Two years ago today, my mother died. It wasn’t a dramatic end, more of a letting go after 97 years of a rich life lived on three continents. For the previous ten years, I had talked, visited, shopped, cooked with her as needed, culminating in an intense three months of helping her move to assisted living. Every morning, I would call Stella, our previous golden retriever, and ask her if she wanted to go to Grandma’s. She’d run to the front door and we’d drive the familiar road to Greencroft, the local retirement community, pull into the driveway, then walk to the door to find my mother finishing her morning coffee. We slowly went through every room in the house, making piles for trash, for family, for the second hand shop. As I handled each item, my mother would often tell a story about it. Since she and my father had lived in Belgium, Scotland, the Ivory Coast and the U.S., you can imagine the tales I heard. This item came from someone they had helped after the Second World War, that one from the church bazaar in Aberdeen, these towels were a gift from my great grandmother, this painting from a nephew of our Belgian friend. In both French and English, I heard old stories and new stories, about her and about my father.
Over those months, as I listened to the stories of her life, asked questions, sometimes hard ones, about choices she made or situations she encountered, relived parts of my childhood through her eyes, I came to a true understanding and acceptance of our relationship as mother and daughter. And, as was always the case in our family, we hugged many times. We also cried and laughed hard but the under current was always love.
My siblings and I moved her into her new apartment a month before Covid hit. I tried to configure the new space so that it would feel just like the one she had left. In those later years, I believed she deserved all the comforts and pampering of a life well lived. I brought her flowers, made her granola and pastries, stocked her cupboard with her favorite drinks and sweets.
When her time came, the hardest part for me was telling her that she could choose to let go, that she had done her part, that I could continue without her. I truly grieved at that lucid parting, but knew the time had come.

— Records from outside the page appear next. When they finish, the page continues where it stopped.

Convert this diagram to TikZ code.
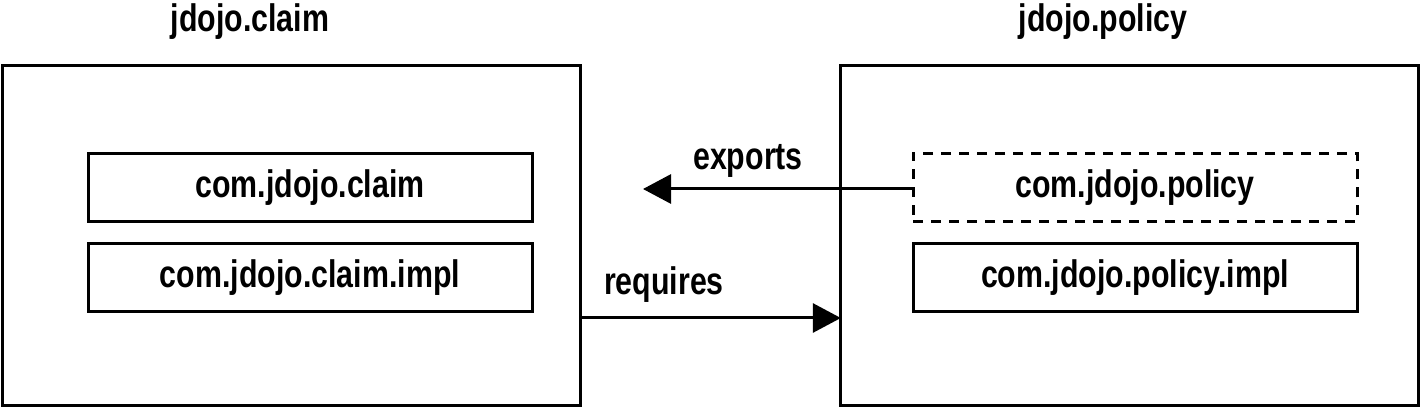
\documentclass[tikz,border=0pt]{standalone}
\usepackage{fontspec}
\setmainfont{Liberation Sans}[FakeStretch=0.79]
\usetikzlibrary{arrows.meta}

\tikzset{every picture/.style={line width=2.25pt}}
\tikzset{
  modbox/.style={draw, inner sep=0pt, outer sep=0pt, minimum width=433pt, minimum height=255pt},
  pkgbox/.style={draw, inner sep=0pt, outer sep=0pt, minimum width=333pt, minimum height=51pt, font=\fontsize{28.8}{30}\selectfont\bfseries},
  hiddenpkg/.style={pkgbox, dash pattern=on 7.5pt off 6pt},
  lbl/.style={anchor=base, inner sep=0pt, font=\fontsize{28.8}{30}\selectfont\bfseries},
  arr/.style={-{Triangle[length=21pt,width=21.75pt]}}
}

\begin{document}
\begin{tikzpicture}[x=0.75pt,y=0.75pt,yscale=-1,xscale=1]
	\useasboundingbox (0,0) rectangle (1425,409);

	% Modules
	\node [modbox] (claim) at (291.5,236) {};
	\node [modbox] (policy) at (1129.5,236) {};

	% Packages
	\node [pkgbox] (claimpkg) at (310,187.5) {com.jdojo.claim};
	\node [pkgbox] (claimimpl) at (310,278) {com.jdojo.claim.impl};
	\node [hiddenpkg] (policypkg) at (1135,187.5) {com.jdojo.policy};
	\node [pkgbox] (policyimpl) at (1135,278) {com.jdojo.policy.impl};

	% Text Node
	\node [lbl] (claimtitle) at (250,32) {jdojo.claim};
	% Text Node
	\node [lbl] (policytitle) at (1103,32) {jdojo.policy};
	% Text Node
	\node [lbl] (exportslbl) at (748,170) {exports};
	% Text Node
	\node [lbl] (requireslbl) at (664,295) {requires};

	% Arrows
	\coordinate (exportend) at (643,189);
	\coordinate (reqy) at (0,318);
	\draw [arr] (policypkg.west |- exportend) -- (exportend);
	\draw [arr] (claim.east |- reqy) -- (policy.west |- reqy);

\end{tikzpicture}
\end{document}
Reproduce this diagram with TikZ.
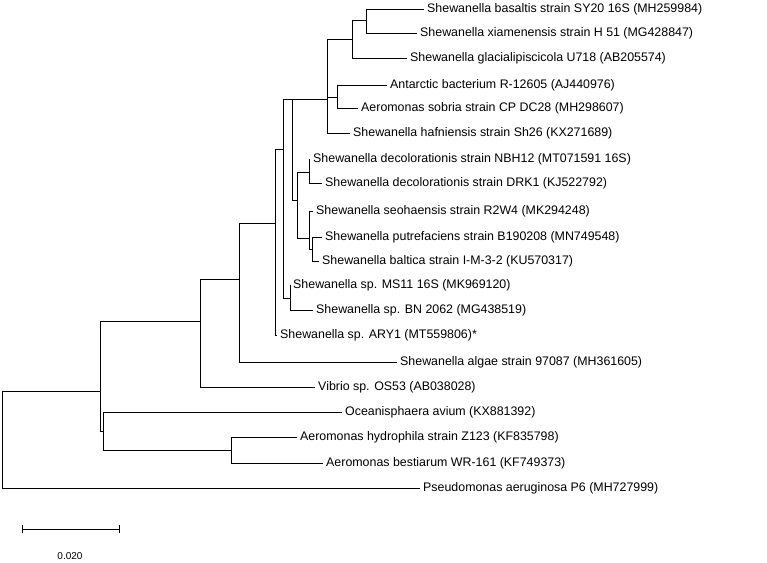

My mother wore two rings on her finger. One was the simple band she and my father bought in Belgium to indicate that she was married (they had not exchanged wedding rings at their marriage and, in Belgium, at that time, without a wedding ring and pregnant with my brother, people assumed she was not married which she did not like!). The other was my father’s ring which she wore after his death. At her death, I took both of those rings and somehow they exactly fit my finger. I now carry them both lightly, day in and day out, remembering the gifts they both passed on to me, and their love. Life continues and renews, comes and goes, an appropriate thought for Eastertide.